13 February 2002 News

The past financial year saw world-wide recession for industrial electronics markets, with multinational suppliers’ revenues down some 45% year on year. Component manufacturers and distributors consolidated facilities and headcount and implemented cost containment initiatives in response as customers cancelled back on orders. A large emphasis was placed on liquidating excess inventory in the channel. The South African market was similarly affected as electronics purchasers enjoyed a buyers’ market throughout 2001.

Although this trend is expected to last until at least the middle of 2002, most analysts, franchised and independent distributors agree that part shortages will become a reality due to fabrication shutdowns and a lack of investment in new capacity by component manufacturers. Suppliers are cutting back capacity, but they may be cutting back below current consumption levels. Should the electronics industry recover more rapidly than commonly expected, there could be a potential for shortages which raises concerns about suppliers' ability to respond timeously to a sharply rising market demand if the upturn is not gradual. The general consensus is that any stress on meeting demand will rapidly show up in component prices.

The semiconductor industry

Semiconductors are big business. In 2000 alone, $204 bn worth of chips found their way into several key end-use markets, but personal computer OEMs continue to be the primary customers for chipmakers.

In 1999, the computer segment, which includes mainframes, peripherals, servers, personal computers, workstations, and other computer equipment, accounted for $71 bn in chip sales. This represented 47,4% of the semiconductor market. While PCs have typically driven chip sales for the past 20 years, the shift toward communications is well underway as telecommunication and transmission equipment, two-way and cellular radios, and data communications continue to consume chips at a faster rate than other segments. Market factors driving this communications evolution are numerous, but the common underlying thread is a simple one: being able to communicate with anyone at any time from any location.

The communications world is also rapidly migrating from one of analog technology to digital, with a concurrent shift from wired to wireless access. Furthermore, semiconductor manufacturers see a digital future as providing the next wave of growth in consumer electronics and a further convergence between computer and consumer products. The transition from analog to digital technologies will continue to drive demand for consumer electronics, allowing chipmakers to capitalise on world-wide increasing sales of goods like digital camcorders, digital cameras, DVD players and recorders, digital cable, satellite set-top boxes, and digital televisions.

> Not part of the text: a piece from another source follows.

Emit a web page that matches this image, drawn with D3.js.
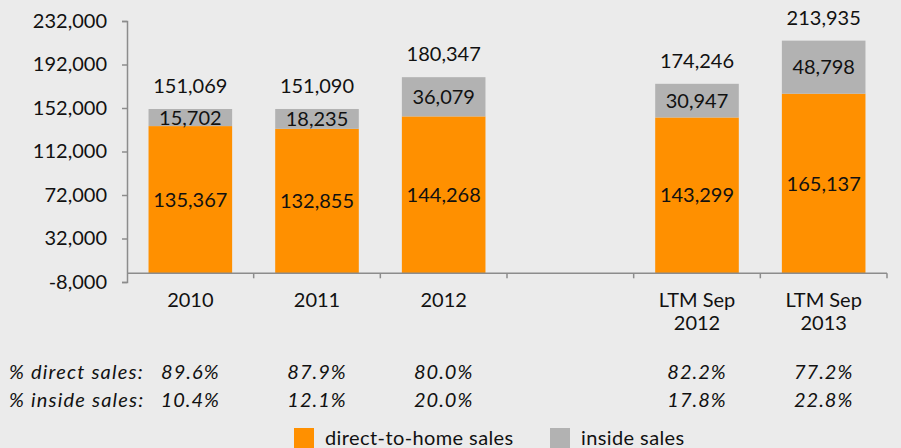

The automotive end-use market, which includes entertainment, navigation, driver information, engine controls and all other automotive applications, will offer chipmakers another hot market, and is forecast to reach $10 bn by 2005. Likewise, the industrial and military end-use segments will continue to require semiconductors, accounting for $14 bn in chip sales by 2005.

The growing trend is for semiconductor manufacturers to focus on specific end-use markets offering the highest growth opportunities. The diversification of the end-use chip market will offer greater opportunities for chipmakers to become true solution providers for their customers.

Fee for service

Quote: "If designers want component data at their fingertips with a few keystrokes and mouse clicks, saving time and money throughout the design cycle, they had better expect to pay for it." (Rob Spiegel, Electronic News.)

The difficulty that comes with building the cost of value-added services into the price of a component resulted in the question: Can distributors really sell services? For once, not all customers use services equally. If you build the cost of the service into the part, the customers that do not fully utilise those services end up subsidising those who do. When Arrow Electronics, one of the world's largest NYSE-listed electronic distribution groups, decided to break the cost of services away from component cost, the announcement was met by a sceptical industry. However, since the introduction of Arrow's fee-based services in May 2001, more than 750 subscribers have signed up, competitors have begun to sell services, and the programme is still gaining momentum.

In many cases however, only larger distributors such as Arrow, that have the infrastructure in place and a wide offering of product and supplier lines, will have the ability to produce intellectual-property services worth paying for.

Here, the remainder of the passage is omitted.